If you have made the decision to write your own wedding vows then you are quite romantic and just a good bit brave. Getting up in front of all those people and repeating the vows correctly is nerve-wracking enough, and it’s harder still when they aren’t just generic words, but something you created. If you’re like me you want vows that are personal yet born in the tradition of all vows. You want to move your guests to happy tears, and you want your spouse to be moved, too. These are hard things to accomplish; love is a very complex thing to express, but you are surely up to the task. If and when you get stumped, take a look at these helpful tips.
Write Them Together
Yes, it sounds really nice to write the vows in secret and be surprised by the touching and romantic promises as they are read to you for the very first time in front of all your friends and family. Yes, that is very romantic, but it’s also a lot of pressure. And why should vows be a surprise? Shouldn’t you be promising the same things to one another? So if you’re having trouble writing vows separately, sit down together and make one set that you each repeat. Talking them through together might also help you focus on the marriage part of the wedding instead of simply on the fun celebration part.

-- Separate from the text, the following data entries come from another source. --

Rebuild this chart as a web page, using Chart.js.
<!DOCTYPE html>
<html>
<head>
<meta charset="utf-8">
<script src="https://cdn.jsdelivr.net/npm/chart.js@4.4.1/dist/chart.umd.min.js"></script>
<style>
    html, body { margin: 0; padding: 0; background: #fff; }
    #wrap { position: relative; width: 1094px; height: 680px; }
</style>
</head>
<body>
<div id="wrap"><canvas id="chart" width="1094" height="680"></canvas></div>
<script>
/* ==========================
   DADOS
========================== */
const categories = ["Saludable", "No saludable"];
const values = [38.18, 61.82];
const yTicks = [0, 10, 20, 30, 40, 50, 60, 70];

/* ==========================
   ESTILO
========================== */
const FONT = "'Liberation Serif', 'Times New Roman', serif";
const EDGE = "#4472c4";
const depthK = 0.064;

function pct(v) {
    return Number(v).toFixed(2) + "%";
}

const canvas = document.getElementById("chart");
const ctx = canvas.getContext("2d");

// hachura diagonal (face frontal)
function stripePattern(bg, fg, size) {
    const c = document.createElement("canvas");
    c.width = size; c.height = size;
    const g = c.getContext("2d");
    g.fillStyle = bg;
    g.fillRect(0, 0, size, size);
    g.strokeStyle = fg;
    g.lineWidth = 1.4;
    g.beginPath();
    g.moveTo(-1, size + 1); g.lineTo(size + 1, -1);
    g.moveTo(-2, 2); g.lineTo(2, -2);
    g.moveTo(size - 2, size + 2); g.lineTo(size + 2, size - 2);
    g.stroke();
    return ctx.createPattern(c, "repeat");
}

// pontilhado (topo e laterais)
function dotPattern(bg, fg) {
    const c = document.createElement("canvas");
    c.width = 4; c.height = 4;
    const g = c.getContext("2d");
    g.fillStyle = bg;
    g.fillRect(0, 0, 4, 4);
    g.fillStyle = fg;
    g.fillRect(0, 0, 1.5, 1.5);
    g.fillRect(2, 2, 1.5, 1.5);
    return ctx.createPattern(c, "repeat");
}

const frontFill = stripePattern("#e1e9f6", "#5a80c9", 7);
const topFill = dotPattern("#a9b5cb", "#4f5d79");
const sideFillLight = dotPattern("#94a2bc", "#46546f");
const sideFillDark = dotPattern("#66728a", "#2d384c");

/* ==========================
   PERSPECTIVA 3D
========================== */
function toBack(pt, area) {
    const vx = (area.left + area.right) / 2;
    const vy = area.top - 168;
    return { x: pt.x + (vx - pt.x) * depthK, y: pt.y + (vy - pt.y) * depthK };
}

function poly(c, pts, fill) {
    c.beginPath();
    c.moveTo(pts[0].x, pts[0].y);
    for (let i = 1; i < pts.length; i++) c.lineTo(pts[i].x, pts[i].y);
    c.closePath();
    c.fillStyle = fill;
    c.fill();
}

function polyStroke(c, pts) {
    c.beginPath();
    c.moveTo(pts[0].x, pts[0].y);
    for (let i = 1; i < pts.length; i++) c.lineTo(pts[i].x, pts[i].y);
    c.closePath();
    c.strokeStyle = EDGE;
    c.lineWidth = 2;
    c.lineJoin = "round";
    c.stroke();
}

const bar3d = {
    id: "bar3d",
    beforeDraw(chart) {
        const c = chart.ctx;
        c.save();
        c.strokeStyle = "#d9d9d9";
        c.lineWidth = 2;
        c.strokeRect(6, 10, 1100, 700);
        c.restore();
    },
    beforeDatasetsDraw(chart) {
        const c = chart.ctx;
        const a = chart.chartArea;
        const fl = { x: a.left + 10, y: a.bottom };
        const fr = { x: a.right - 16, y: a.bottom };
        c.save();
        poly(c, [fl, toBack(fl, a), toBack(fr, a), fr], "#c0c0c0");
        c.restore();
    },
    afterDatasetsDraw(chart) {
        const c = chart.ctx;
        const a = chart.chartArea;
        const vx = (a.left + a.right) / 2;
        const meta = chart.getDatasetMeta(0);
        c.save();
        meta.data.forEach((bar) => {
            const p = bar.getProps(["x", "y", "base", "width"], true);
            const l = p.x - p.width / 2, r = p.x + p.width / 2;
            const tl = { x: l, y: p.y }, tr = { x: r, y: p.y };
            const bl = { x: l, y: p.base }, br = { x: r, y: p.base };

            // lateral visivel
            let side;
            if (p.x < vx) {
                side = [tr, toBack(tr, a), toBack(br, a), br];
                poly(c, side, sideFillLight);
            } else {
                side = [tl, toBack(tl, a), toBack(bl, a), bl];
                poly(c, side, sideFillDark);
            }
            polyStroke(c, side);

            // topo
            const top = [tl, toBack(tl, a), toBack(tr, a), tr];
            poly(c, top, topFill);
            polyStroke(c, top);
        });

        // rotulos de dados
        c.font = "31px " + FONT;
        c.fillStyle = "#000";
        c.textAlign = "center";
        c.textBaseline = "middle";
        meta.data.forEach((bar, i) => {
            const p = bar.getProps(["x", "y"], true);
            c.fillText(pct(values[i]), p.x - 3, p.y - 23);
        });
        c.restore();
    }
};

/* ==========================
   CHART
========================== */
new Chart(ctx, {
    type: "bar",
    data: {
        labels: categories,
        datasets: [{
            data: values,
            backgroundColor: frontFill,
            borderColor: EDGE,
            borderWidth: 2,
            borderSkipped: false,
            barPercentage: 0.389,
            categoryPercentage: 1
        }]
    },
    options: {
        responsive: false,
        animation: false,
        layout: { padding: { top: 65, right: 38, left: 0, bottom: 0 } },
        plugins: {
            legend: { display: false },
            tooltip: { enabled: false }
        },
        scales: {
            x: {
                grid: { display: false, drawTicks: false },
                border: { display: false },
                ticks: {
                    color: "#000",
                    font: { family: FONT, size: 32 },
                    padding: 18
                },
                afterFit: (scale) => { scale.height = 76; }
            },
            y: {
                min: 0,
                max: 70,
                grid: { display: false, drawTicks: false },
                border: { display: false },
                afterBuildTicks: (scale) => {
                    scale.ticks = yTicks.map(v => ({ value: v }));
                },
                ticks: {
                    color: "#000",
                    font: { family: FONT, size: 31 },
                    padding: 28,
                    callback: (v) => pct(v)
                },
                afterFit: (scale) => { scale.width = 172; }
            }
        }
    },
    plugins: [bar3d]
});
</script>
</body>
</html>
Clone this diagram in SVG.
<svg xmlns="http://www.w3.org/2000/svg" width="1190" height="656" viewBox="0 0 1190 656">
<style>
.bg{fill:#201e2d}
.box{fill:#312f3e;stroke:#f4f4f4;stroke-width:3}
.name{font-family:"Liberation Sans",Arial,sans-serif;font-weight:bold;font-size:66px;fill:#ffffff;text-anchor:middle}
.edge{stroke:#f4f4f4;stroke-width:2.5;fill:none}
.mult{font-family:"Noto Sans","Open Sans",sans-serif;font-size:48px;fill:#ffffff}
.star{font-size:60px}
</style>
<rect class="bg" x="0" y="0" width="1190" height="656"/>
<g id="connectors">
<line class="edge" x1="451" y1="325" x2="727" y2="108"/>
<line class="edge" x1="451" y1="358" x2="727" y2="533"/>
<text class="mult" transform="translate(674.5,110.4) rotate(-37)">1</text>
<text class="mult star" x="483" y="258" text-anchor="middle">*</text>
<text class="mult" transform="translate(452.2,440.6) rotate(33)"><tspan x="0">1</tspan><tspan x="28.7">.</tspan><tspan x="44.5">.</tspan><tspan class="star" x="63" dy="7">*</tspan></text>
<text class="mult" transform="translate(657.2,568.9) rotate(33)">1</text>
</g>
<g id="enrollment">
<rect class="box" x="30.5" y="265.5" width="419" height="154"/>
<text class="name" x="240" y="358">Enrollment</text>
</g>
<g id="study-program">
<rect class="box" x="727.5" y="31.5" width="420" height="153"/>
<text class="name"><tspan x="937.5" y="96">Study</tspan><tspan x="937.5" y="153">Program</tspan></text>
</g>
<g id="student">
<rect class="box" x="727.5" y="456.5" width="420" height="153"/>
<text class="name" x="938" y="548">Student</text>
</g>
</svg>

As guests asked to come to your wedding and watch you pledge the rest of your life to one person we know you love each other. We get it. Your whole entire wedding is a proclamation of, and a testament to, your love, but your vows should be vows and not a toast. They are not the forum to talk about what you love about each other, or when you knew you loved each other, or what you have been through to get to that moment; your vows are about the future. Your vows are what are you going to do for one another when things are happy and easy and when things are not happy and easy. You can still promise whatever you like to make the vows your own, but make sure whether sacred or silly you take the time to make lasting promises.
Look to Tradition
The traditional vows in some form or another have been around for such a long time because they represent overcoming the hardest part of any marriage or relationship: I’ll be with you when it’s good and when it’s bad. That’s all there is to it. So don’t be afraid to take the traditional vows and use them as a template. For example, for our vows instead of saying for richer or poorer in sickness and in health we simply said “I will make hard times easier and good times better.” It carries the same sentiment, but it’s in our own words. You can do that. That’s easy.